• AIM:
Copy out the whole listing exactly as written, leaving the pictures behind.

• DATA EXCERPT:

────────────────

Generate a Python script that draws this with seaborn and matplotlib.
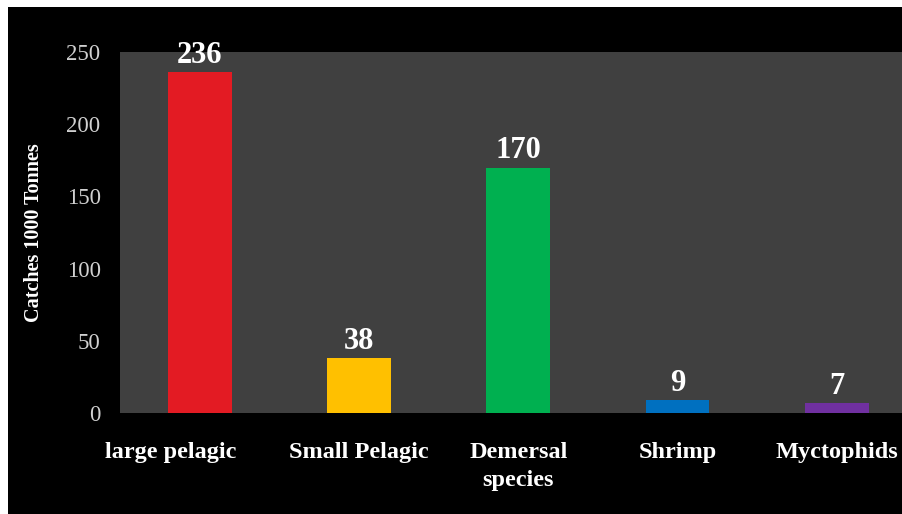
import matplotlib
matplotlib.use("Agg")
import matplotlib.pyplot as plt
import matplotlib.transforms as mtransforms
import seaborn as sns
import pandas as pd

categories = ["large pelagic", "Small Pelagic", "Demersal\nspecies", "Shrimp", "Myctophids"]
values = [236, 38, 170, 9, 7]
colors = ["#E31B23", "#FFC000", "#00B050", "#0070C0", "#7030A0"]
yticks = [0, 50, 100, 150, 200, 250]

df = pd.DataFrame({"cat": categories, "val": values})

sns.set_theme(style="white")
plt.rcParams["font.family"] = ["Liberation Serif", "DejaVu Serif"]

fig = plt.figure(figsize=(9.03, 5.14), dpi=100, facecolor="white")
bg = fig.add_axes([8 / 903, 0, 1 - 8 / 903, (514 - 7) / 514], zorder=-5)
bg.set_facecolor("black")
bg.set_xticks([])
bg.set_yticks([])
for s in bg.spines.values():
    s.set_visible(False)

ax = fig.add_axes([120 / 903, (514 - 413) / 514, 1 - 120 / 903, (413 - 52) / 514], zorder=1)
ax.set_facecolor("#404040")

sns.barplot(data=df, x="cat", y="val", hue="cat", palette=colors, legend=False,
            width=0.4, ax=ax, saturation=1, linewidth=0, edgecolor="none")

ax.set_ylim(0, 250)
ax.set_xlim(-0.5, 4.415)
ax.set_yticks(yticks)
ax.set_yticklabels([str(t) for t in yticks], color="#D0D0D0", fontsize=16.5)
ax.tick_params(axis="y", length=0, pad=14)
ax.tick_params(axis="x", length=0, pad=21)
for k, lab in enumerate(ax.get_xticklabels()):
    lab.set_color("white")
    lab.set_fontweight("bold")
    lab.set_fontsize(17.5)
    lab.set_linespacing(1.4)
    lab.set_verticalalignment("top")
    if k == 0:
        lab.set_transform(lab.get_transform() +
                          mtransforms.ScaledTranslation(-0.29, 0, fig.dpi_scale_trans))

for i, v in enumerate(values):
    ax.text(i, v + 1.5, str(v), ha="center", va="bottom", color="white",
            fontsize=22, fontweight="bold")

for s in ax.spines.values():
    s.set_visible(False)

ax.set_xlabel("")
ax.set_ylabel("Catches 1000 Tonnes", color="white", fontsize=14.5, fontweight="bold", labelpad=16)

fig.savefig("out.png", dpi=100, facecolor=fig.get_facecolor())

────────────────

• SOLUTION FOR THIS PROBLEM:
Generate a Python script that draws this with seaborn and matplotlib.
import matplotlib
matplotlib.use("Agg")
import matplotlib.pyplot as plt
import matplotlib.transforms as mtransforms
import seaborn as sns
import pandas as pd

categories = ["large pelagic", "Small Pelagic", "Demersal\nspecies", "Shrimp", "Myctophids"]
values = [236, 38, 170, 9, 7]
colors = ["#E31B23", "#FFC000", "#00B050", "#0070C0", "#7030A0"]
yticks = [0, 50, 100, 150, 200, 250]

df = pd.DataFrame({"cat": categories, "val": values})

sns.set_theme(style="white")
plt.rcParams["font.family"] = ["Liberation Serif", "DejaVu Serif"]

fig = plt.figure(figsize=(9.03, 5.14), dpi=100, facecolor="white")
bg = fig.add_axes([8 / 903, 0, 1 - 8 / 903, (514 - 7) / 514], zorder=-5)
bg.set_facecolor("black")
bg.set_xticks([])
bg.set_yticks([])
for s in bg.spines.values():
    s.set_visible(False)

ax = fig.add_axes([120 / 903, (514 - 413) / 514, 1 - 120 / 903, (413 - 52) / 514], zorder=1)
ax.set_facecolor("#404040")

sns.barplot(data=df, x="cat", y="val", hue="cat", palette=colors, legend=False,
            width=0.4, ax=ax, saturation=1, linewidth=0, edgecolor="none")

ax.set_ylim(0, 250)
ax.set_xlim(-0.5, 4.415)
ax.set_yticks(yticks)
ax.set_yticklabels([str(t) for t in yticks], color="#D0D0D0", fontsize=16.5)
ax.tick_params(axis="y", length=0, pad=14)
ax.tick_params(axis="x", length=0, pad=21)
for k, lab in enumerate(ax.get_xticklabels()):
    lab.set_color("white")
    lab.set_fontweight("bold")
    lab.set_fontsize(17.5)
    lab.set_linespacing(1.4)
    lab.set_verticalalignment("top")
    if k == 0:
        lab.set_transform(lab.get_transform() +
                          mtransforms.ScaledTranslation(-0.29, 0, fig.dpi_scale_trans))

for i, v in enumerate(values):
    ax.text(i, v + 1.5, str(v), ha="center", va="bottom", color="white",
            fontsize=22, fontweight="bold")

for s in ax.spines.values():
    s.set_visible(False)

ax.set_xlabel("")
ax.set_ylabel("Catches 1000 Tonnes", color="white", fontsize=14.5, fontweight="bold", labelpad=16)

fig.savefig("out.png", dpi=100, facecolor=fig.get_facecolor())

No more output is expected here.